Don’t Replicate. Innovate.
We have all seen it.
A social media feed full of beautifully lit cafés, smiling business owners, perfectly styled products, inspirational quotes and polished graphics. On the surface, everything looks professional. Yet somehow, almost none of it is memorable. We start to see the same layout, the same font, the same graphics… the same “red ball”…
Then along comes one simple blue ball.
It catches your eye instantly.
Not because it is technically better than the others, but because it is different.
That is perhaps the biggest lesson businesses need to learn about using artificial intelligence in advertising.
AI is not the problem
Artificial intelligence has become the latest target for criticism. Many people complain that “everything made with AI looks the same.”
In reality, that is only half the story.
The problem is rarely the technology.
The problem is how people use it.
Ask an AI to “create me an advert” and it will do exactly what you asked. It will analyse millions of examples of successful advertising and produce something that fits the request. Just like it does for everyone else.

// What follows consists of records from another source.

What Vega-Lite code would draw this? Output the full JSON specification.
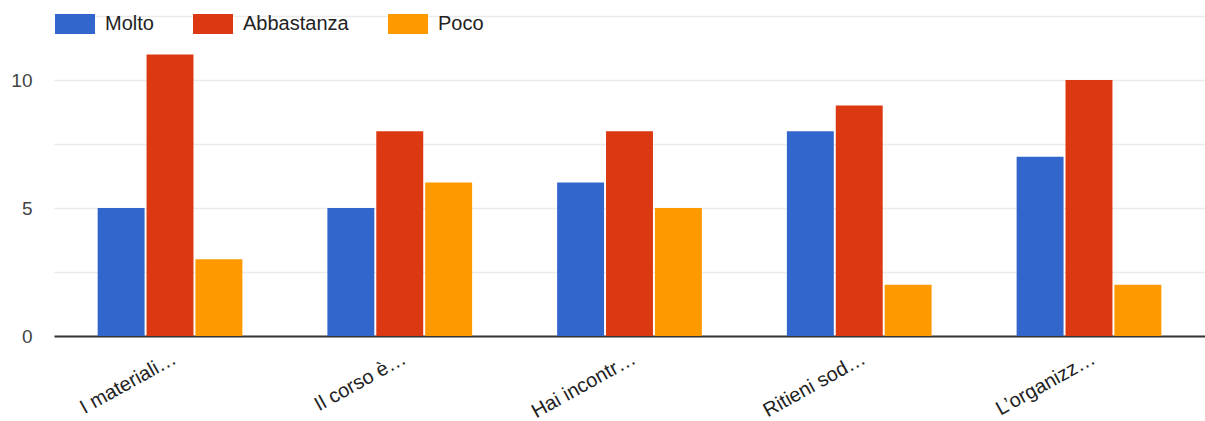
{
  "$schema": "https://vega.github.io/schema/vega-lite/v6.json",
  "width": 1151,
  "height": 320,
  "autosize": {"type": "none"},
  "padding": {"left": 54, "top": 16, "right": 0, "bottom": 85},
  "background": "white",
  "config": {
    "view": {"stroke": null},
    "font": "Liberation Sans"
  },
  "data": {
    "values": [
      {"domanda": "I materiali…", "risposta": "Molto", "conteggio": 5},
      {"domanda": "I materiali…", "risposta": "Abbastanza", "conteggio": 11},
      {"domanda": "I materiali…", "risposta": "Poco", "conteggio": 3},
      {"domanda": "Il corso è…", "risposta": "Molto", "conteggio": 5},
      {"domanda": "Il corso è…", "risposta": "Abbastanza", "conteggio": 8},
      {"domanda": "Il corso è…", "risposta": "Poco", "conteggio": 6},
      {"domanda": "Hai incontr…", "risposta": "Molto", "conteggio": 6},
      {"domanda": "Hai incontr…", "risposta": "Abbastanza", "conteggio": 8},
      {"domanda": "Hai incontr…", "risposta": "Poco", "conteggio": 5},
      {"domanda": "Ritieni sod…", "risposta": "Molto", "conteggio": 8},
      {"domanda": "Ritieni sod…", "risposta": "Abbastanza", "conteggio": 9},
      {"domanda": "Ritieni sod…", "risposta": "Poco", "conteggio": 2},
      {"domanda": "L’organizz…", "risposta": "Molto", "conteggio": 7},
      {"domanda": "L’organizz…", "risposta": "Abbastanza", "conteggio": 10},
      {"domanda": "L’organizz…", "risposta": "Poco", "conteggio": 2}
    ]
  },
  "mark": {"type": "bar"},
  "encoding": {
    "x": {
      "field": "domanda",
      "type": "nominal",
      "sort": null,
      "scale": {"paddingInner": 0.37, "paddingOuter": 0.19},
      "axis": {
        "title": null,
        "labelAngle": -29,
        "labelAlign": "right",
        "labelBaseline": "top",
        "labelFontSize": 20,
        "labelColor": "#222222",
        "labelPadding": 12,
        "labelLimit": 300,
        "ticks": false,
        "domainColor": "#333333",
        "domainWidth": 2,
        "grid": false
      }
    },
    "xOffset": {
      "field": "risposta",
      "type": "nominal",
      "sort": ["Molto", "Abbastanza", "Poco"],
      "scale": {"paddingInner": 0.04}
    },
    "y": {
      "field": "conteggio",
      "type": "quantitative",
      "scale": {"domain": [0, 12.5], "nice": false},
      "axis": {
        "title": null,
        "values": [0, 2.5, 5, 7.5, 10, 12.5],
        "labelExpr": "datum.value % 5 == 0 && datum.value < 12 ? datum.label : ''",
        "labelFontSize": 19,
        "labelColor": "#444444",
        "labelPadding": 22,
        "ticks": false,
        "domain": false,
        "gridColor": "#ebebeb",
        "gridWidth": 1.5
      }
    },
    "color": {
      "field": "risposta",
      "type": "nominal",
      "sort": ["Molto", "Abbastanza", "Poco"],
      "scale": {"domain": ["Molto", "Abbastanza", "Poco"], "range": ["#3366cc", "#dc3912", "#ff9900"]},
      "legend": {
        "title": null,
        "orient": "none",
        "direction": "horizontal",
        "legendX": 1,
        "legendY": -12,
        "symbolType": "M-1,-0.5H1V0.5H-1Z",
        "symbolSize": 1600,
        "symbolStrokeWidth": 0,
        "symbolOpacity": 1,
        "labelFontSize": 20,
        "labelColor": "#222222",
        "labelOffset": 10,
        "labelLimit": 300,
        "columnPadding": 39
      }
    }
  }
}
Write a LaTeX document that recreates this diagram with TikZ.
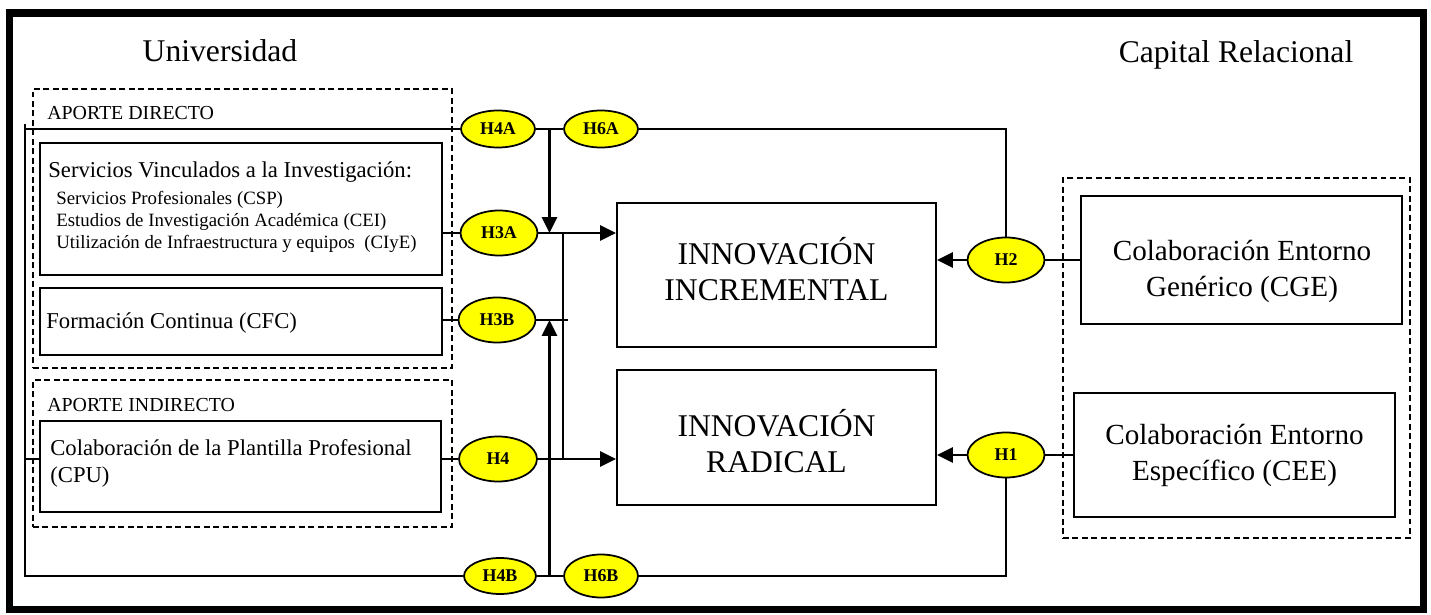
\documentclass[tikz,border=0pt]{standalone}
\usepackage{fontspec}
\setmainfont{Liberation Serif}
\usepackage{xcolor}
\definecolor{HypYellow}{HTML}{FFFF00}
\usetikzlibrary{arrows.meta,positioning,fit,shapes.geometric}

\begin{document}
\begin{tikzpicture}[
  x=0.02cm, y=-0.02cm,
  box/.style={draw, line width=1.2pt, inner sep=0pt},
  group/.style={draw, line width=0.75pt, dash pattern=on 3.4pt off 2pt, inner sep=0pt},
  hyp/.style={ellipse, draw, line width=1pt, fill=HypYellow, inner sep=0pt,
              minimum width=1.54cm, minimum height=0.9cm,
              font=\bfseries\fontsize{10.2}{12}\selectfont},
  hypsmall/.style={hyp, minimum width=1.48cm, minimum height=0.74cm},
  con/.style={line width=1.2pt},
  arr/.style={-{Triangle[length=9pt, width=8.5pt]}, line width=1.5pt},
  lbl/.style={inner sep=0pt, anchor=base west},
  big/.style={font=\fontsize{18}{20.5}\selectfont},
  mid/.style={align=center, font=\fontsize{16.6}{20.5}\selectfont}
]
  \useasboundingbox (0,0) rectangle (1431,615);
  \draw[line width=4pt] (9.5,13) rectangle (1423.5,609.5);

  \node[big, anchor=base] (uni) at (220,62) {Universidad};
  \node[big, anchor=base] (caprel) at (1236,63) {Capital Relacional};

  \node[group, fit={(33,89) (452,368)}] (direct) {};
  \node[group, fit={(33,380) (452,527)}] (indirect) {};
  \node[group, fit={(1063,178) (1410,538)}] (relational) {};
  \node[lbl, font=\fontsize{11.3}{13}\selectfont] (directlbl) at (47,120) {APORTE DIRECTO};
  \node[lbl, font=\fontsize{11.3}{13}\selectfont] (indirectlbl) at (47,411) {APORTE INDIRECTO};

  \node[box, fit={(40,143) (442,275)}] (csp) {};
  \node[lbl, font=\fontsize{12.9}{15.4}\selectfont] (csphead) at (48,177)
    {Servicios Vinculados a la Investigación:};
  \node[inner sep=0pt, anchor=north west, align=left, font=\fontsize{10.7}{12.5}\selectfont]
    (csplist) at (56,191) {Servicios Profesionales (CSP)\\
    Estudios de Investigación Académica (CEI)\\
    Utilización de Infraestructura y equipos~ (CIyE)};
  \node[box, fit={(40,288) (442,355)}] (cfc) {};
  \node[lbl, font=\fontsize{12.9}{15.4}\selectfont] (cfclbl) at (46,328) {Formación Continua (CFC)};
  \node[box, fit={(40,421) (441,512)}] (cpu) {};
  \node[inner sep=0pt, anchor=north west, align=left, font=\fontsize{12.9}{15.4}\selectfont]
    (cpulbl) at (50,439) {Colaboración de la Plantilla Profesional\\(CPU)};

  \node[box, fit={(617,203) (936,347)}] (incr) {};
  \node[big, align=center] (incrlbl) at (776.5,269) {INNOVACIÓN\\INCREMENTAL};
  \node[box, fit={(617,370) (936,505)}] (rad) {};
  \node[big, align=center] (radlbl) at (776.5,441.5) {INNOVACIÓN\\RADICAL};

  \node[box, fit={(1081,196) (1402,324)}] (cge) {};
  \node[mid] (cgelbl) at (1242,271) {Colaboración Entorno\\Genérico (CGE)};
  \node[box, fit={(1074,393) (1395,517)}] (cee) {};
  \node[mid] (ceelbl) at (1234.5,455.5) {Colaboración Entorno\\Específico (CEE)};

  \node[hypsmall] (h4a) at (498,129) {H4A};
  \node[hypsmall] (h6a) at (601,129) {H6A};
  \node[hyp] (h3a) at (499,233) {H3A};
  \node[hyp] (h3b) at (497,320) {H3B};
  \node[hyp, minimum width=1.56cm] (h4) at (498,459) {H4};
  \node[hypsmall, minimum width=1.44cm, minimum height=0.72cm] (h4b) at (500,576) {H4B};
  \node[hypsmall, minimum height=0.86cm] (h6b) at (601,576) {H6B};
  \node[hyp] (h2) at (1006,260) {H2};
  \node[hyp] (h1) at (1006,455) {H1};

  \coordinate (spinetop) at (25,124);
  \coordinate (spinebot) at (25,576);
  \coordinate (drop) at (549.5,129);
  \coordinate (tie) at (563,233);

  \draw[con] (spinetop) -- (spinebot) -- (h4b);
  \draw[con] (spinetop |- h4a) -- (h4a);
  \draw[con] (spinetop |- h4) -- (cpu.west |- h4);
  \draw[con] (h4a) -- (h6a);
  \draw[con] (h6a) -- (h6a -| h2) -- (h2);
  \draw[arr] (drop) -- (drop |- h3a);
  \draw[con] (csp.east |- h3a) -- (h3a);
  \draw[arr] (h3a) -- (incr.west |- h3a);
  \draw[con] (tie) -- (tie |- h4);
  \draw[con] (cfc.east |- h3b) -- (h3b) -- ([xshift=3]tie |- h3b);
  \draw[arr] (drop |- h4b) -- (drop |- h3b);
  \draw[con] (cpu.east |- h4) -- (h4);
  \draw[arr] (h4) -- (rad.west |- h4);
  \draw[con] (h4b) -- (h6b) -- (h6b -| h1) -- (h1);
  \draw[con] (cge.west |- h2) -- (h2);
  \draw[arr] (h2) -- (incr.east |- h2);
  \draw[con] (cee.west |- h1) -- (h1);
  \draw[arr] (h1) -- (rad.east |- h1);
\end{tikzpicture}
\end{document}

Technically, it has done an excellent job.
Creatively, however, it has almost no chance.
Not because the AI lacks imagination, but because it has not been given any.
Technology amplifies intent. It does not replace it.
You cannot bake a cake without ingredients
Imagine walking into a bakery and saying:
“Bake me a cake.”
The baker would naturally have questions.
What flavour?
Who is it for?
How many people?
Is it a birthday?
Does anyone have allergies?
Should it be elegant, fun or luxurious?
Without those ingredients, the result will probably be a perfectly acceptable plain sponge cake.
Artificial intelligence works in exactly the same way.
If you provide almost no information, it can only produce a generic answer.
The more context you provide, the more original the result can become.
The shortcut mentality
Many businesses have fallen into the same trap.
They buy an AI subscription.
Type one sentence.
Copy the first image or text it produces.
Post it online.
Then wonder why engagement is poor.
They have saved thirty minutes creating the advert, but may have lost hundreds of potential customers because the advert failed to connect with anyone.
Shortcuts save time.
They rarely build brands.
Every business is becoming the same
The irony is remarkable.
Businesses use AI because they want to stand out.
Yet by using identical prompts, they end up looking almost identical.
The same smiling models.
The same colour palettes.
The same motivational language.
The same polished perfection.
When every advert follows the same recipe, none of them become memorable. The difference isn’t the quality of the AI. It’s the willingness of the person using it to add the one ingredient that nobody else has. The blue ball.
The red ball disappears because everything has become red.
AI can stack all the balls perfectly. It cannot decide which one should be blue. That decision belongs to the human.
Artificial intelligence can organise information, generate ideas, refine language and produce beautiful visuals in seconds. What it cannot do is know what makes your business different. It does not know your story, your customers, your values or your ambitions unless you tell it. That is why the most important ingredient in any AI-generated campaign is not the prompt itself, but the thinking behind it.
Great advertising has always started with understanding
Long before artificial intelligence existed, successful advertising began with questions.
Who are we talking to?
What problem are we solving?
What emotion are we trying to create?
Why should somebody care?
Artificial intelligence has not changed those principles.
It has simply made it faster to execute them.
The thinking still belongs to the human.
AI is an amplifier
Perhaps the best way to think about AI is this:
It amplifies whatever you give it.
Give it a lazy prompt and it will produce a polished version of laziness.
Give it research, personality, customer insight, brand values, tone of voice, objectives, audience profiles and clear direction, and suddenly the results become far more powerful.
The quality of the output is still heavily influenced by the quality of the input.
Don’t ask for an advert
Ask for communication.
Ask for persuasion.
Ask for trust.
Ask for curiosity.
Ask for emotion.
Those are very different requests.
The AI then has something meaningful to work with.
Be the blue ball
The image above is deceptively simple.
Hundreds of identical red balls.
One blue one.
Your eye finds it immediately.
That is exactly what effective marketing should achieve.
Not because it shouts louder.
Not because it uses more technology.
But because it is different for a reason.
Artificial intelligence is one of the most remarkable creative tools ever developed.
It is not replacing good marketing.
It is exposing bad marketing.
Businesses that simply replicate what everyone else is doing will disappear into the crowd.
Those that innovate, communicate their unique story and use AI as a creative partner rather than a shortcut will continue to stand out.
Just like the blue ball.

- Don’t replicate. Innovate.
- AI can stack all the balls perfectly. It cannot decide which one should be blue.
- Technology amplifies intent. It does not replace it.